== Given information

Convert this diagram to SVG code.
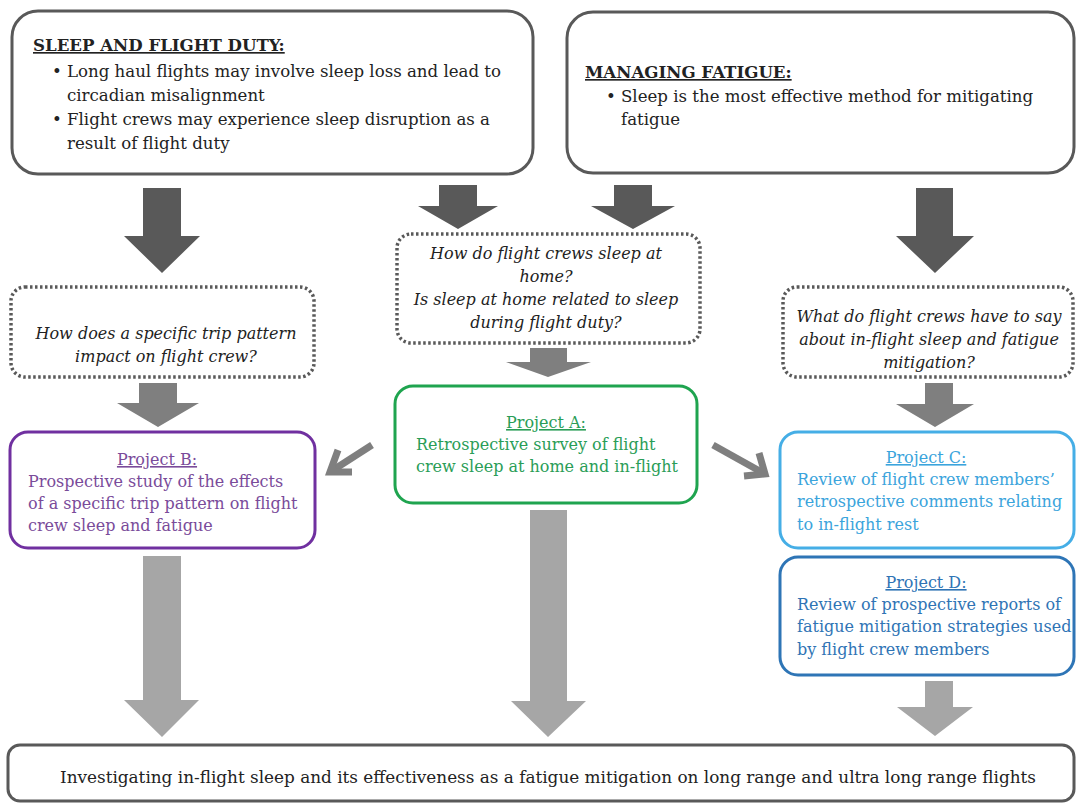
<svg xmlns="http://www.w3.org/2000/svg" width="1076" height="804" viewBox="0 0 1076 804">
  <style>
    text { font-family: "DejaVu Serif", "Liberation Serif", serif; font-size: 16px; fill: #222; }
    .top text { font-size: 16.6px; }
    .hd { font-weight: bold; text-decoration: underline; }
    .it { font-style: italic; }
    .mid { text-anchor: middle; }
    .ul { text-decoration: underline; }
    .solid { fill: #fff; stroke: #595959; stroke-width: 3; }
    .dotted { fill: #fff; stroke: #595959; stroke-width: 3.5; stroke-dasharray: 2.5 2.5; }
    .dark { fill: #595959; }
    .medium { fill: #7f7f7f; }
    .light { fill: #a6a6a6; }
    .diag { fill: none; stroke: #7f7f7f; stroke-width: 7; stroke-linejoin: miter; }
  </style>

  <rect width="1076" height="804" fill="#fff"/>

  <!-- context boxes -->
  <g id="sleep-flight-duty" class="top">
    <rect class="solid" x="12" y="11" width="521" height="163" rx="26"/>
    <text class="hd" x="33" y="51">SLEEP AND FLIGHT DUTY:</text>
    <text x="52" y="77">•</text>
    <text x="67" y="77">Long haul flights may involve sleep loss and lead to</text>
    <text x="67" y="101">circadian misalignment</text>
    <text x="52" y="125">•</text>
    <text x="67" y="125">Flight crews may experience sleep disruption as a</text>
    <text x="67" y="149">result of flight duty</text>
  </g>

  <g id="managing-fatigue" class="top">
    <rect class="solid" x="567" y="12" width="507" height="161" rx="26"/>
    <text class="hd" x="585" y="78">MANAGING FATIGUE:</text>
    <text x="606" y="102">•</text>
    <text x="621" y="102">Sleep is the most effective method for mitigating</text>
    <text x="621" y="125">fatigue</text>
  </g>

  <!-- research questions -->
  <g id="question-trip-pattern">
    <rect class="dotted" x="11" y="287" width="303" height="90" rx="14"/>
    <text class="it mid" x="166" y="339">How does a specific trip pattern</text>
    <text class="it mid" x="166" y="362">impact on flight crew?</text>
  </g>

  <g id="question-home-sleep">
    <rect class="dotted" x="397" y="234" width="303" height="109" rx="14"/>
    <text class="it mid" x="546" y="259">How do flight crews sleep at</text>
    <text class="it mid" x="546" y="282">home?</text>
    <text class="it mid" x="546" y="305">Is sleep at home related to sleep</text>
    <text class="it mid" x="546" y="328">during flight duty?</text>
  </g>

  <g id="question-crew-views">
    <rect class="dotted" x="783" y="287" width="290" height="90" rx="14"/>
    <text class="it mid" x="929" y="322">What do flight crews have to say</text>
    <text class="it mid" x="929" y="345">about in-flight sleep and fatigue</text>
    <text class="it mid" x="929" y="368">mitigation?</text>
  </g>

  <!-- projects -->
  <g id="project-a">
    <rect x="395" y="386" width="302" height="117" rx="18" fill="#fff" stroke="#1fa44f" stroke-width="3"/>
    <text class="mid ul" x="546" y="428" style="fill:#2a9d57">Project A:</text>
    <text x="416" y="450" style="fill:#2a9d57">Retrospective survey of flight</text>
    <text x="416" y="472" style="fill:#2a9d57">crew sleep at home and in-flight</text>
  </g>

  <g id="project-b">
    <rect x="10" y="432" width="305" height="116" rx="18" fill="#fff" stroke="#7030a0" stroke-width="3"/>
    <text class="mid ul" x="157" y="465" style="fill:#7a4b9a">Project B:</text>
    <text x="28" y="487" style="fill:#7a4b9a">Prospective study of the effects</text>
    <text x="28" y="509" style="fill:#7a4b9a">of a specific trip pattern on flight</text>
    <text x="28" y="531" style="fill:#7a4b9a">crew sleep and fatigue</text>
  </g>

  <g id="project-c">
    <rect x="780" y="432" width="294" height="116" rx="18" fill="#fff" stroke="#45aee6" stroke-width="3"/>
    <text class="mid ul" x="926" y="463" style="fill:#3ba4dc">Project C:</text>
    <text x="797" y="485" style="fill:#3ba4dc">Review of flight crew members’</text>
    <text x="797" y="507" style="fill:#3ba4dc">retrospective comments relating</text>
    <text x="797" y="530" style="fill:#3ba4dc">to in-flight rest</text>
  </g>

  <g id="project-d">
    <rect x="780" y="557" width="294" height="118" rx="18" fill="#fff" stroke="#2e75b6" stroke-width="3"/>
    <text class="mid ul" x="926" y="588" style="fill:#2f74b5">Project D:</text>
    <text x="797" y="610" style="fill:#2f74b5">Review of prospective reports of</text>
    <text x="797" y="632" style="fill:#2f74b5">fatigue mitigation strategies used</text>
    <text x="797" y="655" style="fill:#2f74b5">by flight crew members</text>
  </g>

  <!-- overall aim -->
  <g id="overall-aim">
    <rect class="solid" x="8" y="745" width="1066" height="56" rx="12"/>
    <text class="mid" x="548" y="783" font-size="19" textLength="976" lengthAdjust="spacingAndGlyphs">Investigating in-flight sleep and its effectiveness as a fatigue mitigation on long range and ultra long range flights</text>
  </g>

  <!-- block arrows -->
  <g id="connectors">
    <polygon class="dark" points="143,188 181,188 181,236 200,236 162,273 124,236 143,236"/>
    <polygon class="dark" points="439,185 477,185 477,206 498,206 458,229 418,206 439,206"/>
    <polygon class="dark" points="614,185 652,185 652,206 675,206 633,229 591,206 614,206"/>
    <polygon class="dark" points="916,188 953,188 953,236 974,236 935,273 896,236 916,236"/>

    <polygon class="medium" points="139,383 177,383 177,403 199,403 158,427 117,403 139,403"/>
    <polygon class="medium" points="530,348 567,348 567,362 591,362 548,377 506,362 530,362"/>
    <polygon class="medium" points="925,383 953,383 953,404 974,404 935,427 896,404 925,404"/>

    <polyline class="diag" points="372,445 330,472"/>
    <polyline class="diag" points="352,472 330,472 338,450"/>
    <polyline class="diag" points="713,445 765,474"/>
    <polyline class="diag" points="744,476 765,474 759,453"/>

    <polygon class="light" points="143,556 181,556 181,700 199,700 162,737 124,700 143,700"/>
    <polygon class="light" points="530,510 567,510 567,701 586,701 548,737 511,701 530,701"/>
    <polygon class="light" points="925,681 953,681 953,707 973,707 935,736 897,707 925,707"/>
  </g>
</svg>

====

What needs to be done
Transcribe the listing above verbatim. Omit the pictures.

Solution to this task
Convert this diagram to SVG code.
<svg xmlns="http://www.w3.org/2000/svg" width="1076" height="804" viewBox="0 0 1076 804">
  <style>
    text { font-family: "DejaVu Serif", "Liberation Serif", serif; font-size: 16px; fill: #222; }
    .top text { font-size: 16.6px; }
    .hd { font-weight: bold; text-decoration: underline; }
    .it { font-style: italic; }
    .mid { text-anchor: middle; }
    .ul { text-decoration: underline; }
    .solid { fill: #fff; stroke: #595959; stroke-width: 3; }
    .dotted { fill: #fff; stroke: #595959; stroke-width: 3.5; stroke-dasharray: 2.5 2.5; }
    .dark { fill: #595959; }
    .medium { fill: #7f7f7f; }
    .light { fill: #a6a6a6; }
    .diag { fill: none; stroke: #7f7f7f; stroke-width: 7; stroke-linejoin: miter; }
  </style>

  <rect width="1076" height="804" fill="#fff"/>

  <!-- context boxes -->
  <g id="sleep-flight-duty" class="top">
    <rect class="solid" x="12" y="11" width="521" height="163" rx="26"/>
    <text class="hd" x="33" y="51">SLEEP AND FLIGHT DUTY:</text>
    <text x="52" y="77">•</text>
    <text x="67" y="77">Long haul flights may involve sleep loss and lead to</text>
    <text x="67" y="101">circadian misalignment</text>
    <text x="52" y="125">•</text>
    <text x="67" y="125">Flight crews may experience sleep disruption as a</text>
    <text x="67" y="149">result of flight duty</text>
  </g>

  <g id="managing-fatigue" class="top">
    <rect class="solid" x="567" y="12" width="507" height="161" rx="26"/>
    <text class="hd" x="585" y="78">MANAGING FATIGUE:</text>
    <text x="606" y="102">•</text>
    <text x="621" y="102">Sleep is the most effective method for mitigating</text>
    <text x="621" y="125">fatigue</text>
  </g>

  <!-- research questions -->
  <g id="question-trip-pattern">
    <rect class="dotted" x="11" y="287" width="303" height="90" rx="14"/>
    <text class="it mid" x="166" y="339">How does a specific trip pattern</text>
    <text class="it mid" x="166" y="362">impact on flight crew?</text>
  </g>

  <g id="question-home-sleep">
    <rect class="dotted" x="397" y="234" width="303" height="109" rx="14"/>
    <text class="it mid" x="546" y="259">How do flight crews sleep at</text>
    <text class="it mid" x="546" y="282">home?</text>
    <text class="it mid" x="546" y="305">Is sleep at home related to sleep</text>
    <text class="it mid" x="546" y="328">during flight duty?</text>
  </g>

  <g id="question-crew-views">
    <rect class="dotted" x="783" y="287" width="290" height="90" rx="14"/>
    <text class="it mid" x="929" y="322">What do flight crews have to say</text>
    <text class="it mid" x="929" y="345">about in-flight sleep and fatigue</text>
    <text class="it mid" x="929" y="368">mitigation?</text>
  </g>

  <!-- projects -->
  <g id="project-a">
    <rect x="395" y="386" width="302" height="117" rx="18" fill="#fff" stroke="#1fa44f" stroke-width="3"/>
    <text class="mid ul" x="546" y="428" style="fill:#2a9d57">Project A:</text>
    <text x="416" y="450" style="fill:#2a9d57">Retrospective survey of flight</text>
    <text x="416" y="472" style="fill:#2a9d57">crew sleep at home and in-flight</text>
  </g>

  <g id="project-b">
    <rect x="10" y="432" width="305" height="116" rx="18" fill="#fff" stroke="#7030a0" stroke-width="3"/>
    <text class="mid ul" x="157" y="465" style="fill:#7a4b9a">Project B:</text>
    <text x="28" y="487" style="fill:#7a4b9a">Prospective study of the effects</text>
    <text x="28" y="509" style="fill:#7a4b9a">of a specific trip pattern on flight</text>
    <text x="28" y="531" style="fill:#7a4b9a">crew sleep and fatigue</text>
  </g>

  <g id="project-c">
    <rect x="780" y="432" width="294" height="116" rx="18" fill="#fff" stroke="#45aee6" stroke-width="3"/>
    <text class="mid ul" x="926" y="463" style="fill:#3ba4dc">Project C:</text>
    <text x="797" y="485" style="fill:#3ba4dc">Review of flight crew members’</text>
    <text x="797" y="507" style="fill:#3ba4dc">retrospective comments relating</text>
    <text x="797" y="530" style="fill:#3ba4dc">to in-flight rest</text>
  </g>

  <g id="project-d">
    <rect x="780" y="557" width="294" height="118" rx="18" fill="#fff" stroke="#2e75b6" stroke-width="3"/>
    <text class="mid ul" x="926" y="588" style="fill:#2f74b5">Project D:</text>
    <text x="797" y="610" style="fill:#2f74b5">Review of prospective reports of</text>
    <text x="797" y="632" style="fill:#2f74b5">fatigue mitigation strategies used</text>
    <text x="797" y="655" style="fill:#2f74b5">by flight crew members</text>
  </g>

  <!-- overall aim -->
  <g id="overall-aim">
    <rect class="solid" x="8" y="745" width="1066" height="56" rx="12"/>
    <text class="mid" x="548" y="783" font-size="19" textLength="976" lengthAdjust="spacingAndGlyphs">Investigating in-flight sleep and its effectiveness as a fatigue mitigation on long range and ultra long range flights</text>
  </g>

  <!-- block arrows -->
  <g id="connectors">
    <polygon class="dark" points="143,188 181,188 181,236 200,236 162,273 124,236 143,236"/>
    <polygon class="dark" points="439,185 477,185 477,206 498,206 458,229 418,206 439,206"/>
    <polygon class="dark" points="614,185 652,185 652,206 675,206 633,229 591,206 614,206"/>
    <polygon class="dark" points="916,188 953,188 953,236 974,236 935,273 896,236 916,236"/>

    <polygon class="medium" points="139,383 177,383 177,403 199,403 158,427 117,403 139,403"/>
    <polygon class="medium" points="530,348 567,348 567,362 591,362 548,377 506,362 530,362"/>
    <polygon class="medium" points="925,383 953,383 953,404 974,404 935,427 896,404 925,404"/>

    <polyline class="diag" points="372,445 330,472"/>
    <polyline class="diag" points="352,472 330,472 338,450"/>
    <polyline class="diag" points="713,445 765,474"/>
    <polyline class="diag" points="744,476 765,474 759,453"/>

    <polygon class="light" points="143,556 181,556 181,700 199,700 162,737 124,700 143,700"/>
    <polygon class="light" points="530,510 567,510 567,701 586,701 548,737 511,701 530,701"/>
    <polygon class="light" points="925,681 953,681 953,707 973,707 935,736 897,707 925,707"/>
  </g>
</svg>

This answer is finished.